Friday before last, on my way down for coffee, I spotted a book on the new books shelf of the UAA/APU Consortium Library whose title caught my interest: The Religious Case Against Belief. Its author, James P. Carse, is a professor emeritus of religion at New York University, where he spent 30 years directing its religious studies program.
I checked it out & spent a good part of the next morning waiting for my tire changeover at Johnson Tires & fighting my muzziness (I’d been up into the early morning hours finishing my post on same-sex marriage) to read it, & actually getting a lot out of it despite my sleepiness.
Later in the day, a friend of mine came to visited my blog & made a comment on a post I’d written way back in 2006 called “The god thing.” It was interesting coincidence — or perhaps, as I said in my reply to her comment, “perhaps the intervention of Dice the spirit of luck, or so I call her in my eternally forthcoming novel Mistress of Woodland” — that my friend should find that post to comment on just when I’d found this book, which in part discusses what I was saying in that post, and in part what my friend was critical of in organized religion. As she stated:
I don’t believe in any religion on the planet. (Jim Jones and his mass murder/suicide of men, women and children Guyana in 1975 was my wake-up call.) As far as I’m concerned, if the leader has a human body/mind that person can be wrong, wrong wrong…about anything. No flipping way I’m going to follow them.
So far, I’ve found in Carse a pretty good explication of what turns both my friend & I away from organized religion. My main difficulty (at least on the muzzy, sleep-deprived mind I had last Saturday) is that Carse uses terminology in a way that is unfamiliar to me (despite my B.A. in Religion): e.g., he uses the terms religion where I would more likely use the terms spirituality, & belief or belief system where I would more likely say organized religion or religious ideology.
But same diff. By Carse’s light, belief system is the kind of horror we’re used to having to put up with from the hardcore “true believer” types who’d like to kill people for differing with them, & who are so hardwire-tied to their belief systems that they’d die for them. And they do both.
It’s this kind of ideological attachment to belief systems — to religious & other putatively all-explaining ideologies, which claim to have all the answers, & to hold the blueprints of the heavens, as it were— that are responsible for most of the wars in the world. And those belief systems are not, by Carse’s light, truly religion, because true religion does not presume to hold all the answers; true religions recognizes the unknowable. Carse is, in essence, calling for religion to toss out the belief systems — the ideologies that are the true destructive forces which lead people into violence, murder, war.
And now that I’m getting accustomed to his terminology, I’m in full agreement with him.
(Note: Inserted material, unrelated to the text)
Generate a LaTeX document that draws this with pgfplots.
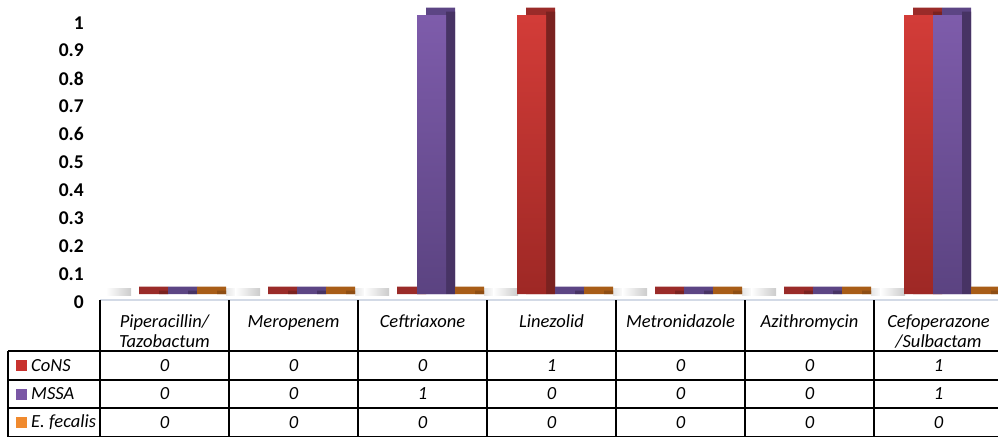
\documentclass[border=0pt]{standalone}
\usepackage{pgfplots}
\pgfplotsset{compat=1.18}
\usepackage{pgfplotstable}
\usepackage{fontspec}
\setmainfont{Carlito}
\definecolor{redT}{HTML}{D33C38}
\definecolor{redB}{HTML}{9E2825}
\definecolor{redD}{HTML}{7A2220}
\definecolor{redU}{HTML}{9A2B29}
\definecolor{purT}{HTML}{7E5CAB}
\definecolor{purB}{HTML}{5B4381}
\definecolor{purD}{HTML}{473364}
\definecolor{purU}{HTML}{5C4584}
\definecolor{oraT}{HTML}{F0892F}
\definecolor{oraB}{HTML}{D0701E}
\definecolor{oraD}{HTML}{8E4E14}
\definecolor{oraU}{HTML}{A85D17}
\definecolor{legRed}{HTML}{C8322E}
\definecolor{legPur}{HTML}{7A57A5}
\definecolor{legOra}{HTML}{F08A2E}
\definecolor{floorline}{HTML}{D3DAE6}
\pgfplotstableread{
x cons mssa fec
0 0 0 0
1 0 0 0
2 0 1 0
3 1 0 0
4 0 0 0
5 0 0 0
6 1 1 0
}\datatable
\newcommand{\hs}{\rule{0pt}{13bp}}
\begin{document}
\fontsize{18.5bp}{20bp}\selectfont
\begin{tikzpicture}
\path[use as bounding box] (0bp,0bp) rectangle (998bp,-437bp);
% floor shadows
\begin{scope}[x=1bp, y=-1bp]
\foreach \k in {0,...,6} {
  \shade[left color=white, right color=black!20] ({100+129*\k+6},288) rectangle ({100+129*\k+31},295);
  \shade[left color=black!10, right color=white] ({100+129*\k+126},288) rectangle ({100+129*\k+137},295);
}
\end{scope}
\begin{axis}[
  at={(100bp,-294bp)}, anchor=south west,
  scale only axis, width=903bp, height=294bp,
  xmin=-0.5, xmax=6.5, ymin=0, ymax=1.0538,
  clip=false,
  axis line style={draw=none},
  major tick length=0pt,
  /pgf/number format/assume math mode=true,
  xtick={0,...,6},
  xticklabels={{\hs Piperacillin/\\Tazobactum},{\hs Meropenem},{\hs Ceftriaxone},{\hs Linezolid},{\hs Metronidazole},{\hs Azithromycin},{\hs Cefoperazone\\/Sulbactam}},
  xticklabel style={align=center, anchor=north, inner sep=0pt, yshift=-20bp, font=\itshape\fontsize{18.5bp}{20bp}\selectfont},
  ytick={0,0.1,0.2,0.3,0.4,0.5,0.6,0.7,0.8,0.9,1},
  yticklabel style={font=\bfseries\fontsize{19.5bp}{20bp}\selectfont, anchor=east, inner sep=0pt, xshift=-16bp, yshift=-7.7bp},
]
% CoNS
\addplot[ybar, bar width=29bp, bar shift=-11bp, draw=none, fill=redU] table[x=x, y expr=\thisrow{cons}+0.0268] {\datatable};
\addplot[ybar, bar width=9bp, bar shift=-1bp, draw=none, fill=redD] table[x=x, y expr=\thisrow{cons}+0.012] {\datatable};
\addplot[ybar, bar width=29bp, bar shift=-20bp, draw=none, top color=redT, bottom color=redB, y filter/.expression={y==0 ? nan : y}] table[x=x, y=cons] {\datatable};
% MSSA
\addplot[ybar, bar width=29bp, bar shift=18bp, draw=none, fill=purU] table[x=x, y expr=\thisrow{mssa}+0.0268] {\datatable};
\addplot[ybar, bar width=9bp, bar shift=28bp, draw=none, fill=purD] table[x=x, y expr=\thisrow{mssa}+0.012] {\datatable};
\addplot[ybar, bar width=29bp, bar shift=9bp, draw=none, top color=purT, bottom color=purB, y filter/.expression={y==0 ? nan : y}] table[x=x, y=mssa] {\datatable};
% E. fecalis
\addplot[ybar, bar width=29bp, bar shift=47bp, draw=none, fill=oraU] table[x=x, y expr=\thisrow{fec}+0.0268] {\datatable};
\addplot[ybar, bar width=9bp, bar shift=57bp, draw=none, fill=oraD] table[x=x, y expr=\thisrow{fec}+0.012] {\datatable};
\addplot[ybar, bar width=29bp, bar shift=38bp, draw=none, top color=oraT, bottom color=oraB, y filter/.expression={y==0 ? nan : y}] table[x=x, y=fec] {\datatable};
% data table values
\addplot[draw=none, mark=none, nodes near coords, point meta=explicit,
  every node near coord/.style={anchor=center, inner sep=0pt, yshift=-71.5bp, font=\itshape}] table[x=x, y expr=0, meta=cons] {\datatable};
\addplot[draw=none, mark=none, nodes near coords, point meta=explicit,
  every node near coord/.style={anchor=center, inner sep=0pt, yshift=-100bp, font=\itshape}] table[x=x, y expr=0, meta=mssa] {\datatable};
\addplot[draw=none, mark=none, nodes near coords, point meta=explicit,
  every node near coord/.style={anchor=center, inner sep=0pt, yshift=-128.5bp, font=\itshape}] table[x=x, y expr=0, meta=fec] {\datatable};
\end{axis}
\begin{scope}[x=1bp, y=-1bp]
\draw[floorline, line width=1.2bp] (100,300) -- (1003,300);
\foreach \k in {0,...,7} {\draw[black, line width=1.2bp] ({100+129*\k},300) -- ({100+129*\k},437);}
\foreach \yy in {351,380,408,436.4} {\draw[black, line width=1.2bp] (8,\yy) -- (1003,\yy);}
\draw[black, line width=1.2bp] (8,351) -- (8,437);
\fill[legRed] (16,360) rectangle (27,371);
\fill[legPur] (16,388.5) rectangle (27,399.5);
\fill[legOra] (16,417) rectangle (27,428);
\node[anchor=west, inner sep=0pt, font=\itshape] at (31,365.5) {CoNS};
\node[anchor=west, inner sep=0pt, font=\itshape] at (31,394) {MSSA};
\node[anchor=west, inner sep=0pt, font=\itshape] at (31,422.5) {E. fecalis};
\end{scope}
\end{tikzpicture}
\end{document}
As I wrote in my post “The god thing” —
Any time science learns how to “explain,” answers a question, it gives rise to umpteen further question: there is no end to them because we, just tiny motes of what-god-is, can’t fit any more into our understanding than what we can fit into our thoughts, our speech, our books. As my calculus tutor used to explain, no system can contain a metasystem. No matter how much we understand, there will always be Mystery beyond that. Which is why, I think, people who are wise are also people with humility: however much they know, they are aware how very little that really is.
Somehow, for me, using that word god keeps me mindful about all that. But I don’t think one must use that word to be conscious of it.
As I wrote in my poem “Sermon” —
God cannot be enclosed in a book
or in the miser’s soul
which portions out justice in dribbles
and rations out love in crumbs,
then wonders why we starve.
I’m still reading this book. I’m finding Carse’s analysis very useful for looking at some of the bad stuff going on in the world, both in the larger world of international politics — Israel & Palestine, Iraq, the “War on Terror” — & in the world closer to home, as our local “true believers” continue to wield the weapon of their willful ignorance, willful misuse of language, & false witness to maintain an unjust status quo.